A non-communicable disease is a disease that is not transmissible directly from one person to another. Non-communicable diseases include heart diseases, cancers, diabetes, chronic kidney disease, osteoarthritis, osteoporosis, Alzheimer’s disease, and others. 41 million people died each year because of non-communicable diseases, equivalent to 71% of all deaths globally.
1. What does it mean to have one of these diseases or several?
These are illnesses that have long-term health consequences and often require long-term care and treatment. These patients need blood tests among other studies, and periodic follow-up visits to prevent complications. On the other hand, patients with diseases such as high blood pressure, heart diseases, diabetes, chronic kidney disease, cancer, among others, have a higher risk of complications and death than healthy people.
2. What effect has Covid 19 had on patients living with these diseases?

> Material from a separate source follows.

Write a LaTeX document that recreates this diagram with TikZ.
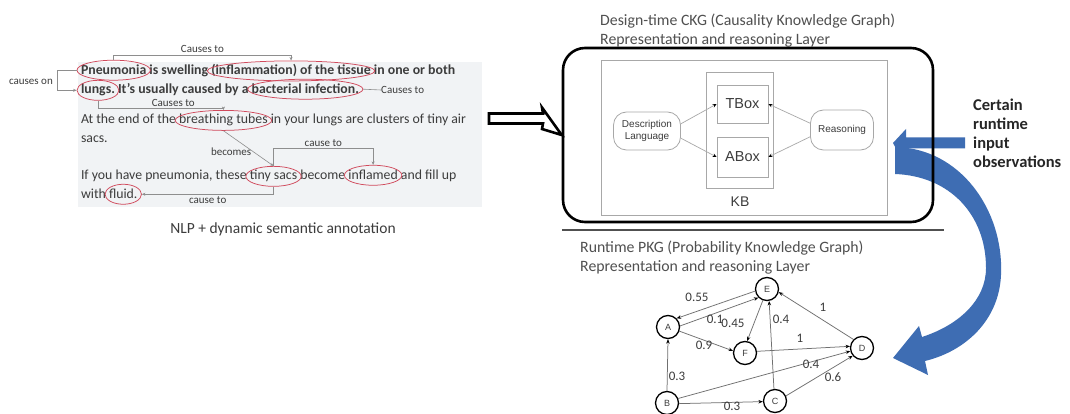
\documentclass[tikz,border=0pt]{standalone}
\usepackage{fontspec}
\setmainfont{Carlito}
\newfontfamily\arialf{Liberation Sans}
\usetikzlibrary{shapes.geometric,arrows.meta,calc}
\definecolor{txtc}{HTML}{3C3C3C}
\definecolor{ttlc}{HTML}{505050}
\definecolor{panelc}{HTML}{F1F3F5}
\definecolor{annred}{HTML}{D04A5C}
\definecolor{connc}{HTML}{8E8E8E}
\definecolor{bluec}{HTML}{3E6DB3}
\definecolor{kbgray}{HTML}{A8A8A8}
\definecolor{edgec}{HTML}{707070}
\newcommand\ptext{\fontsize{13.8}{16}\selectfont}
\newcommand\tsp{\ \mbox{}}
\newcommand\annotword[2]{\path let \p1=($(#1.east)-(#1.west)$) in node[ann,minimum width=\x1+8pt] (#2) at (#1.center) {};}
\begin{document}
\begin{tikzpicture}[x=1pt,y=-1pt,
  w/.style={inner sep=0pt,outer sep=0pt,anchor=base west,text=txtc,font=\ptext},
  wb/.style={w,font=\ptext\bfseries},
  ann/.style={ellipse,draw=annred,line width=0.75pt,inner sep=0pt,minimum height=20pt},
  clab/.style={inner sep=0pt,text=txtc,font=\fontsize{11}{12}\selectfont},
  cn/.style={draw=connc,line width=0.6pt},
  tip/.style={-{Stealth[length=3.5pt,width=3pt]}},
  ttl/.style={anchor=west,inner sep=0pt,text=ttlc,font=\fontsize{15.8}{18}\selectfont},
  kbbox/.style={draw=kbgray,line width=0.8pt,inner sep=0pt,text=txtc,font=\arialf\fontsize{14.5}{16}\selectfont},
  bubble/.style={draw=kbgray,line width=0.8pt,rounded corners=13pt,inner sep=0pt,align=center,text=txtc,font=\arialf\fontsize{10}{12}\selectfont},
  kbarr/.style={draw=kbgray,line width=0.7pt,-{Stealth[length=4pt,width=3.5pt,black]}},
  gnode/.style={circle,draw=black,line width=1.3pt,minimum size=23pt,inner sep=0pt,text=txtc,font=\arialf\fontsize{9}{10}\selectfont},
  gedge/.style={draw=edgec,line width=0.75pt,-{Stealth[length=4.5pt,width=3.5pt,black]}},
  glab/.style={inner sep=0pt,text=txtc,font=\fontsize{13}{14}\selectfont},
]
\useasboundingbox (0,0) rectangle (1070,414);
\fill[white] (0,0) rectangle (1070,414);
\fill[panelc] (78,62) rectangle (482,207);

% ---------- annotated text ----------
\node[wb] (l1a) at (81,75) {Pneumonia};
\node[wb] (l1b) at (l1a.base east) {\ is swelling\tsp};
\node[wb] (l1c) at (l1b.base east) {(inflammation) of the tissue};
\node[wb] (l1d) at (l1c.base east) {\ in one or both};
\node[wb] (l2a) at (81,94) {lungs.};
\node[wb] (l2b) at (l2a.base east) {\ It's usually caused by a\tsp};
\node[wb] (l2c) at (l2b.base east) {bacterial infection.};
\node[w] (l3a) at (81,124) {At the end of the\tsp};
\node[w] (l3b) at (l3a.base east) {breathing tubes};
\node[w] (l3c) at (l3b.base east) {\ in your lungs are clusters of tiny air};
\node[w] (l4a) at (81,143) {sacs.};
\node[w] (l5a) at (81,180) {If you have pneumonia, these\tsp};
\node[w] (l5b) at (l5a.base east) {tiny sacs};
\node[w] (l5c) at (l5b.base east) {\ become\tsp};
\node[w] (l5d) at (l5c.base east) {inflamed};
\node[w] (l5e) at (l5d.base east) {\ and fill up};
\node[w] (l6a) at (81,199) {with\tsp};
\node[w] (l6b) at (l6a.base east) {fluid.};

\annotword{l1a}{eP}
\annotword{l1c}{eI}
\annotword{l2a}{eL}
\annotword{l2c}{eBI}
\annotword{l3b}{eB}
\annotword{l5b}{eT}
\annotword{l5d}{eIn}
\annotword{l6b}{eF}

\coordinate (k1) at (0,55);
\draw[cn,tip] (eP.north) -- (eP.north |- k1) -- node[clab,above=2pt] (c1) {Causes to} (eI.north |- k1) -- (eI.north);
\node[clab,anchor=east] (c2) at (53,82) {causes on};
\coordinate (k2) at (57,0);
\draw[cn,tip] (eP.west) -- (eP.west -| k2) -- (eL.west -| k2) -- (eL.west);
\coordinate (k3) at (0,108);
\draw[cn,tip] (eL.south) -- (eL.south |- k3) -- node[clab,above=1.5pt,pos=0.6] (c3) {Causes to} (eB.north |- k3) -- (eB.north);
\node[clab,anchor=west] (c4) at (381,90) {Causes to};
\draw[cn] (eBI.east) -- (c4.west);
\draw[cn,tip] (eB.south) -- node[clab,pos=0.6,anchor=east,xshift=-2pt] (c5) {becomes} (eT.north);
\coordinate (k4) at (0,148);
\draw[cn,tip] (eT.north) -- (eT.north |- k4) -- node[clab,above=1.5pt] (c6) {cause to} (eIn.north |- k4) -- (eIn.north);
\draw[cn,tip] (eT.south) -- (eT.south |- eF.east) -- node[clab,below=1.5pt] (c7) {cause to} (eF.east);

\node[text=txtc,inner sep=0pt,font=\fontsize{15.5}{17}\selectfont] (nlp) at (283,229) {NLP + dynamic semantic annotation};

% ---------- blue arrows ----------
\fill[bluec] (965,137.5) -- (906,137.5) -- (906,129) -- (893,143) -- (896,148.5) -- (965,148.5) -- cycle;
\fill[bluec] (895,147) .. controls (960,148) and (1004,210) .. (1001,275) .. controls (999,320) and (966,351) .. (925,361) -- (928,375) -- (893,358) -- (919,326) -- (922,337) .. controls (959,325) and (986,300) .. (986,268) .. controls (986,215) and (950,176) .. (895,174) -- cycle;

% ---------- CKG ----------
\node[ttl] (t1) at (600,21) {Design-time CKG (Causality Knowledge Graph)};
\node[ttl] (t2) at (600,40) {Representation and reasoning Layer};
\node[draw=black,line width=2.6pt,rounded corners=22pt,minimum width=370pt,minimum height=174pt,inner sep=0pt] (ckg) at (748,135) {};
\node[kbbox,minimum width=286pt,minimum height=155pt] (kbo) at (744,137.5) {};
\node[kbbox,minimum width=67pt,minimum height=116pt] (kb) at (739.5,130) {};
\node[inner sep=0pt,text=txtc,font=\arialf\fontsize{14}{16}\selectfont] (kbl) at (740,202) {KB};
\node[kbbox,minimum width=51pt,minimum height=38pt] (tbox) at (742.5,104) {TBox};
\node[kbbox,minimum width=51pt,minimum height=40pt] (abox) at (742.5,157) {ABox};
\node[bubble,minimum width=67pt,minimum height=38pt] (dl) at (647,131) {Description\\Language};
\node[bubble,minimum width=63pt,minimum height=40pt] (rs) at (842,130) {Reasoning};
\draw[kbarr] (dl.12) -- (tbox.west);
\draw[kbarr] (dl.-12) -- (abox.west);
\draw[kbarr] (rs.168) -- (tbox.east);
\draw[kbarr] (rs.192) -- (abox.east);

% hollow arrow
\draw[line width=2.6pt,fill=white,line join=miter] (489,113.5) -- (543,113.5) -- (542,107.5) -- (ckg.west) -- (542,129) -- (543,123.5) -- (489,123.5) -- cycle;

\node[anchor=north west,align=left,inner sep=0pt,text=black!85,font=\fontsize{16.5}{19}\selectfont\bfseries] (cert) at (973,99) {Certain\\runtime\\input\\observations};

\draw[draw=ttlc,line width=1.2pt] (562,230) -- (944,230);

% ---------- PKG ----------
\node[ttl] (t3) at (580,248) {Runtime PKG (Probability Knowledge Graph)};
\node[ttl] (t4) at (580,267) {Representation and reasoning Layer};

\node[gnode] (E) at (767,289) {E};
\node[gnode] (A) at (668,327) {A};
\node[gnode] (F) at (745,353) {F};
\node[gnode] (D) at (862,348) {D};
\node[gnode] (B) at (667,403) {B};
\node[gnode] (C) at (775,401) {C};

\draw[gedge] (E.190) -- (A.45);
\draw[gedge] (A.5) -- (E.225);
\draw[gedge] (E.250) -- (F.80);
\draw[gedge] (A.-20) -- (F.170);
\draw[gedge] (F.8) -- (D.172);
\draw[gedge] (D.135) -- (E.-15);
\draw[gedge] (C.95) -- (E.-80);
\draw[gedge] (B.north) -- (A.south);
\draw[gedge] (B.22) -- (D.195);
\draw[gedge] (C.25) -- (D.220);
\draw[gedge] (B.-3) -- (C.183);

\node[glab] (w1) at (697,297) {0.55};
\node[glab] (w2) at (715,319) {0.1};
\node[glab] (w3) at (733,323) {0.45};
\node[glab] (w4) at (781,319) {0.4};
\node[glab] (w5) at (823,307) {1};
\node[glab] (w6) at (704,345) {0.9};
\node[glab] (w7) at (800,338) {1};
\node[glab] (w8) at (811,364) {0.4};
\node[glab] (w9) at (833,377) {0.6};
\node[glab] (w10) at (677,376) {0.3};
\node[glab] (w11) at (732,406) {0.3};
\end{tikzpicture}
\end{document}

COVID-19 is causing significant impacts on health services for non-communicable diseases. In my opinion, this pandemic has affected and continues to affect these patients in two directions:
First – People living with non-communicable diseases are at higher risk of severe COVID-19-related illness and death. The fatality due to covid increases several times in patients with a history of high blood pressure, diabetes mellitus, and cardiovascular disease.
Second – Prevention, diagnosis, treatment, and rehabilitation services have been severely disrupted since the COVID-19 pandemic began. Outpatient consultations and hospitalizations have been reduced considerably, at the same time patients arrive at the hospital late and in worse conditions. For instance, therapeutic interventions have been reduced in patients with myocardial infarction or acute cardiac ischemia, that is, many patients are presenting these situations at home without receiving proper treatment
3. What can we do to solve this problem?
We still do not know how long it will take the world to control this pandemic, at the same time we must learn the lessons that this pandemic is leaving us and gain experiences in the future.
I have two messages in this regard, one addressed to patients and their families and the other addressed to health services.
To the patients and his family:
- Should never stop the treatment
- Should insist on a healthy diet.
- Perform physical activities, at least 150 minutes per week
- Avoid toxic habits such as alcohol and smoke.
- Measure blood pressure frequently, even in the supposedly healthy family.
- Periodically check blood glucose in diabetic patients.
- Attend follow-up consultations in the hospital maintaining precautions to avoid being infected with covid-19
For health institutions:
- Create comfortable and safe environments for patients to attend their follow-ups.
- Promote consultation initiatives via the internet, individualizing each case.
- Guarantee protection measures for medical personnel and the family.
Not only the covid is the problem, parallel to this situation many lives can be saved, even more than the deaths caused by the covid. For them, it is necessary to provide clear and precise information to the family that allows comprehensive care for the entire population.